Follow a Flower-First Wedding Timeline

The timing of a DIY floral project matters as much as the recipe. Farm-fresh flowers generally need time to hydrate, acclimate, and open before an event. Plan delivery for several days before the wedding whenever possible, based on the flower varieties you select and their expected opening behavior.

When flowers arrive, unpack them promptly, recut stems at an angle, remove any leaves below the waterline, and place them in clean buckets with fresh water and flower food. Store blooms in a cool, shaded space away from direct sun, ripening fruit, heating vents, and strong drafts.

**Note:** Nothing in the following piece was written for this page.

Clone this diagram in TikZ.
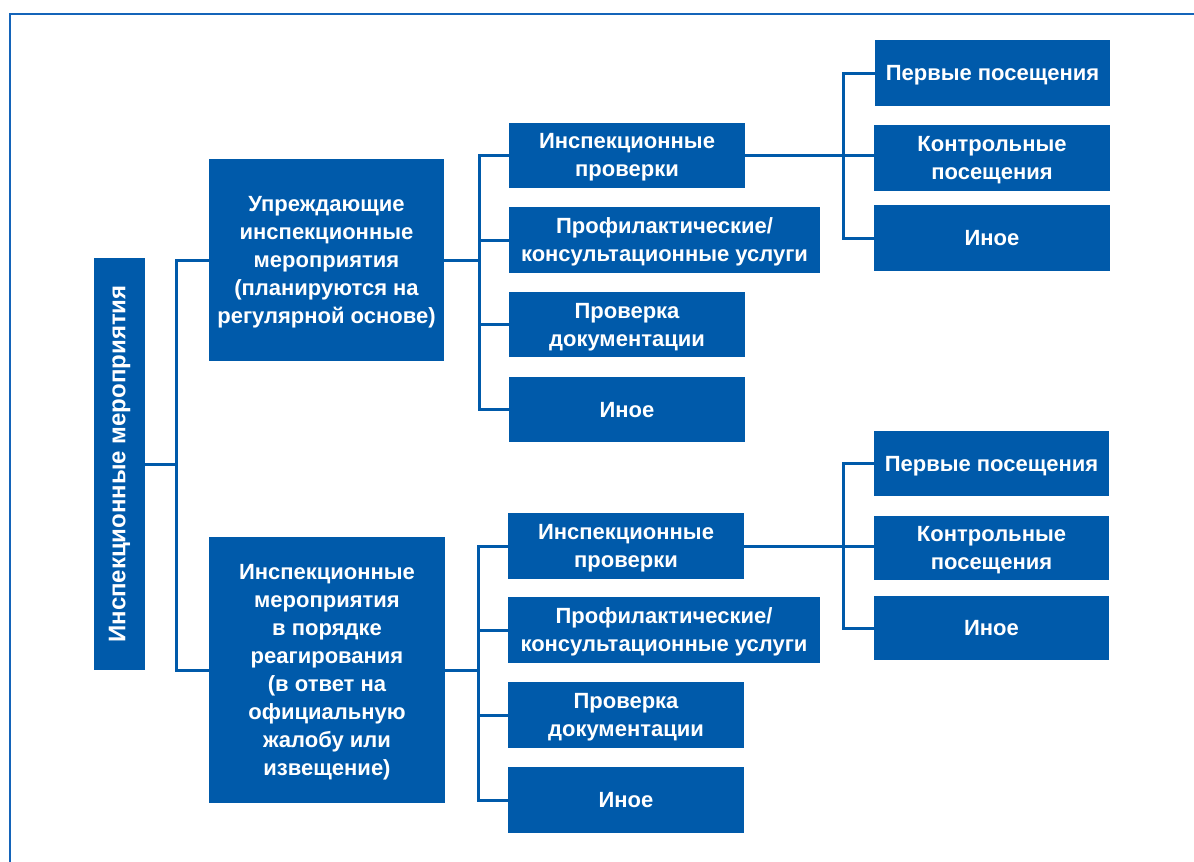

Do not leave them in a hot garage or packed vehicle.

Two days before the wedding, process flowers and begin any large reception arrangements that will hold well. The day before is ideal for bouquets, centerpieces, and most ceremony pieces. Make bouts and corsages as late as practical, then store them carefully in labeled containers in a cool place. On the wedding day, add final blooms to the cake, refresh water where needed, and assign a trusted person to transport arrangements upright.

Some flowers open quickly, while others need more time. Garden roses and certain specialty blooms may arrive tighter than expected, whereas baby’s breath and sturdy greenery are generally forgiving. Your exact timeline should reflect your chosen varieties, the season, and the temperature of your workspace.

Choose Designs That Travel Well

The most dramatic arrangement is not always the best DIY choice. Low centerpieces, compotes, bud-vase clusters, and hand-tied bouquets are easier to transport than tall, top-heavy arrangements. If travel involves multiple cars, uneven roads, or a long venue load-in, use heavier vessels, shallow water levels during transport, and boxes or crates that prevent shifting.

Consider repurposing, too. Ceremony arrangements can become reception focal points, and bridesmaid bouquets can be placed in bud vases around the bar after portraits. This approach stretches your flower order while keeping the design cohesive. Just assign the move in advance, with a photo and clear instructions, so no one is guessing during cocktail hour.

A well-planned DIY flower project should feel personal, not punishing. Choose a flower recipe you love, give yourself a realistic prep window, and let a few carefully placed arrangements carry the celebration. The details your guests will remember are the ones that feel like you.